Notes et références |
Jean Nouzille, La Moldavie, Histoire Tragique d'une Région Européenne, Éditions Bieler, 2004, 440 p. (ISBN 2-9518303-0-0), pp. 29-30.
Gheorghe Postică, Civilizația veche feudală din Moldova [la civilisation féodale ancienne de Moldavie], Chișinău, Stiința, 1995, p. 64-77, (ISBN 5-376-01634-X).
Le fait qu'entre 1387 – 1455, 1597 - 1616 et 1615 - 1623 la principauté de Moldavie se soit reconnue vassale et alliée de la Pologne ne signifie pas qu'elle soit devenue une province polonaise ou un fief du roi de Pologne comme l'affirment par erreur certains auteurs (voir [1] et [2]). Ces erreurs sont dues d'une part à la confusion sémantique chez certains historiens modernes, entre voïvodie (province, en polonais) et voïvode (prince régnant, en roumain), ou encore entre suzeraineté et souveraineté, et d'autre part à la rétroprojection nationaliste de l'histoire (l'expression « rétroprojection nationaliste », du Pr Jean Ravenstein de l'université de Marseille, désigne la tendance historiographique moderne à projeter dans le passé les nations modernes, comme si elles s'étaient constituées dès le Moyen Âge ou l'Antiquité).

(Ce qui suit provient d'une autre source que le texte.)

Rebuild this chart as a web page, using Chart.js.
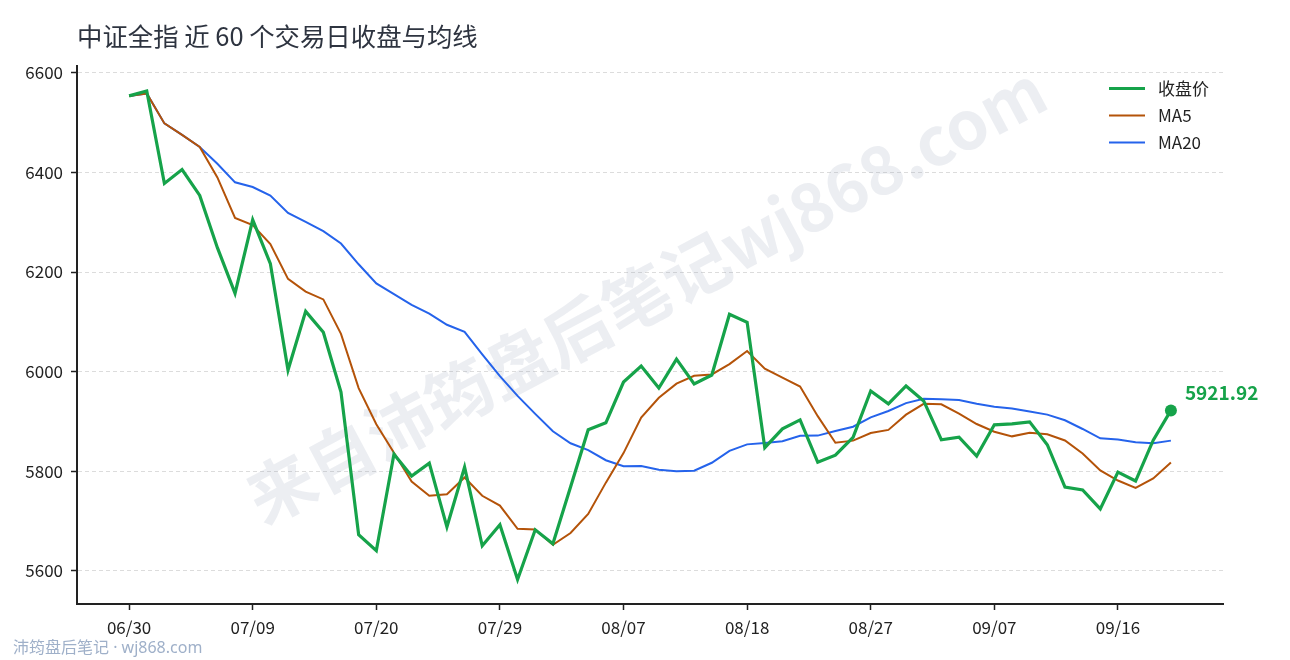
<!DOCTYPE html>
<html>
<head>
<meta charset="utf-8">
<script src="https://cdn.jsdelivr.net/npm/chart.js@4/dist/chart.umd.min.js"></script>
<style>
  html, body { margin: 0; padding: 0; background: #fff; }
  #wrap { width: 1290px; height: 660px; position: relative; }
</style>
</head>
<body>
<div id="wrap"><canvas id="Chart"></canvas></div>
<script>
// 交易日
const dates = [
  '06/30','07/01','07/02','07/03','07/06','07/07','07/08','07/09','07/10','07/13',
  '07/14','07/15','07/16','07/17','07/20','07/21','07/22','07/23','07/24','07/27',
  '07/28','07/29','07/30','07/31','08/03','08/04','08/05','08/06','08/07','08/10',
  '08/11','08/12','08/13','08/14','08/17','08/18','08/19','08/20','08/21','08/24',
  '08/25','08/26','08/27','08/28','08/31','09/01','09/02','09/03','09/04','09/07',
  '09/08','09/09','09/10','09/11','09/14','09/15','09/16','09/17','09/18','09/21'
];

// 收盘价
const close = [
  6554, 6564, 6378, 6406, 6354, 6249, 6157, 6305, 6217, 6003,
  6121, 6079, 5959, 5672, 5640, 5834, 5790, 5816, 5688, 5808,
  5650, 5692, 5582, 5682, 5654, 5768, 5883, 5897, 5979, 6011,
  5967, 6025, 5975, 5993, 6115, 6099, 5847, 5885, 5903, 5818,
  5832, 5868, 5961, 5935, 5971, 5941, 5863, 5868, 5830, 5893,
  5895, 5899, 5853, 5768, 5762, 5724, 5798, 5780, 5862, 5921.92
];

const ma5 = [
  6554, 6559, 6498.7, 6475.5, 6451.2, 6390.2, 6308.8, 6294.2, 6256.4, 6186.2,
  6160.6, 6145, 6075.8, 5966.8, 5894.2, 5836.8, 5779, 5750.4, 5753.6, 5787.2,
  5750.4, 5730.8, 5684, 5682.8, 5652, 5675.6, 5713.8, 5776.8, 5836.2, 5907.6,
  5947.4, 5975.8, 5991.4, 5994.2, 6015, 6041.4, 6005.8, 5987.8, 5969.8, 5910.4,
  5857, 5861.2, 5876.4, 5882.8, 5913.4, 5935.2, 5934.2, 5915.6, 5894.6, 5879,
  5869.8, 5877, 5874, 5861.6, 5835.4, 5801.2, 5781, 5766.4, 5785.2, 5817.2
];

const ma20 = [
  6554, 6559, 6498.7, 6475.5, 6451.2, 6417.5, 6380.3, 6370.9, 6353.8, 6318.7,
  6300.7, 6282.3, 6257.4, 6215.6, 6177.2, 6155.8, 6134.2, 6116.6, 6094.0, 6079.7,
  6034.5, 5990.9, 5951.1, 5914.9, 5879.9, 5855.9, 5842.2, 5821.8, 5809.9, 5810.3,
  5802.6, 5799.9, 5800.7, 5816.7, 5840.5, 5853.7, 5856.6, 5860, 5870.8, 5871.3,
  5880.4, 5889.2, 5908.1, 5920.8, 5936.6, 5945.3, 5944.3, 5942.8, 5935.4, 5929.5,
  5925.9, 5919.6, 5913.5, 5902.2, 5884.6, 5865.8, 5863.4, 5858.1, 5856.1, 5861.2
];

const yTicks = [5600, 5800, 6000, 6200, 6400, 6600];
const xTicks = [0, 7, 14, 21, 28, 35, 42, 49, 56];

const GREEN = '#16a34a';
const ORANGE = '#b45309';
const BLUE = '#2563eb';
const AXIS = '#222222';
const FONT = '"Noto Sans CJK SC", "Noto Sans", sans-serif';

Chart.defaults.font.family = FONT;
Chart.defaults.color = '#222';

function pts(arr) {
  return arr.map((v, i) => ({ x: i, y: v }));
}

const lastIdx = close.length - 1;

// 水印、图例、末值标注、页脚
const decor = {
  id: 'decor',
  beforeDatasetsDraw(chart) {
    const ctx = chart.ctx;
    ctx.save();
    ctx.translate(646, 294);
    ctx.rotate(-28 * Math.PI / 180);
    ctx.font = 'bold 67px ' + FONT;
    ctx.fillStyle = 'rgba(148,163,184,0.18)';
    ctx.textAlign = 'center';
    ctx.textBaseline = 'middle';
    ctx.fillText('来自沛筠盘后笔记wj868.com', 0, 0);
    ctx.restore();
  },
  afterDraw(chart) {
    const ctx = chart.ctx;
    const area = chart.chartArea;
    ctx.save();

    // 图例
    chart.data.datasets.forEach((ds, i) => {
      const y = area.top + 22 + i * 27;
      ctx.strokeStyle = ds.borderColor;
      ctx.lineWidth = ds.borderWidth;
      ctx.beginPath();
      ctx.moveTo(area.right - 114, y);
      ctx.lineTo(area.right - 78, y);
      ctx.stroke();
      ctx.fillStyle = '#222';
      ctx.font = '17px ' + FONT;
      ctx.textAlign = 'left';
      ctx.textBaseline = 'middle';
      ctx.fillText(ds.label, area.right - 65, y);
    });

    // 末值
    const p = chart.getDatasetMeta(0).data[lastIdx];
    ctx.fillStyle = GREEN;
    ctx.font = 'bold 19px ' + FONT;
    ctx.textAlign = 'left';
    ctx.textBaseline = 'middle';
    ctx.fillText(close[lastIdx].toFixed(2), p.x + 14, p.y - 18);

    // 页脚
    ctx.fillStyle = '#9fb0c9';
    ctx.font = '16px "Noto Sans", "Noto Sans CJK SC", sans-serif';
    ctx.fillText('沛筠盘后笔记 · wj868.com', 13, 648);
    ctx.restore();
  }
};

new Chart(document.getElementById('Chart'), {
  type: 'line',
  data: {
    datasets: [
      {
        label: '收盘价',
        data: pts(close),
        borderColor: GREEN,
        backgroundColor: GREEN,
        borderWidth: 3.2,
        pointRadius: c => (c.dataIndex === lastIdx ? 6 : 0),
        pointBackgroundColor: GREEN,
        pointBorderWidth: 0,
        tension: 0
      },
      {
        label: 'MA5',
        data: pts(ma5),
        borderColor: ORANGE,
        borderWidth: 2,
        pointRadius: 0,
        tension: 0
      },
      {
        label: 'MA20',
        data: pts(ma20),
        borderColor: BLUE,
        borderWidth: 2,
        pointRadius: 0,
        tension: 0
      }
    ]
  },
  options: {
    responsive: true,
    maintainAspectRatio: false,
    animation: false,
    layout: { padding: { left: 0, right: 67, top: 0, bottom: 0 } },
    plugins: {
      legend: { display: false },
      tooltip: { enabled: false },
      title: {
        display: true,
        text: '中证全指 近 60 个交易日收盘与均线',
        align: 'start',
        fullSize: false,
        color: '#2e3440',
        font: { size: 25.4, weight: 'normal' },
        padding: { top: 21, bottom: 15 }
      }
    },
    scales: {
      x: {
        type: 'linear',
        min: -2.95,
        max: lastIdx + 2.95,
        afterBuildTicks: s => { s.ticks = xTicks.map(v => ({ value: v })); },
        afterFit: s => { s.height = 56; },
        ticks: {
          autoSkip: false,
          maxRotation: 0,
          padding: 7,
          font: { size: 17 },
          color: '#222',
          callback: v => dates[v]
        },
        grid: {
          drawOnChartArea: false,
          drawTicks: true,
          tickLength: 6,
          tickColor: AXIS,
          tickWidth: 1.5
        },
        border: { display: true, color: AXIS, width: 2 }
      },
      y: {
        min: 5532.9,
        max: 6613.1,
        afterBuildTicks: s => { s.ticks = yTicks.map(v => ({ value: v })); },
        afterFit: s => { s.width = 77; },
        ticks: {
          padding: 8,
          font: { size: 17 },
          color: '#222',
          callback: v => String(v)
        },
        grid: {
          color: '#dcdcdc',
          lineWidth: 1,
          drawTicks: true,
          tickLength: 6,
          tickColor: AXIS,
          tickWidth: 1.5,
          tickBorderDash: []
        },
        border: { display: true, color: AXIS, width: 2, dash: [4, 3] }
      }
    }
  },
  plugins: [decor]
});
</script>
</body>
</html>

Le fait qu'entre 1455 - 1457 et de 1538 à 1859 la principauté de Moldavie se soit reconnue vassale et tributaire de la « Sublime Porte » ottomane ne signifie pas, comme le montrent par erreur beaucoup de cartes historiques, qu'elle soit devenue une province turque et un pays musulman. En effet la principauté (y compris la partie entre Dniestr et Prut qui sera appelée Bessarabie en 1812, lors de l'annexion russe) a conservé ses propres lois, sa religion orthodoxe, ses boyards, princes, ministres, armées et autonomie politique (au point de se dresser plus d'une fois contre le sultan ottoman). Les erreurs cartographiques et historiques sont dues à l'ignorance ou à des simplifications réductrices (voir Gilles Veinstein et Mihnea Berindei, L'Empire ottoman et les pays roumains, EHESS, Paris, 1987.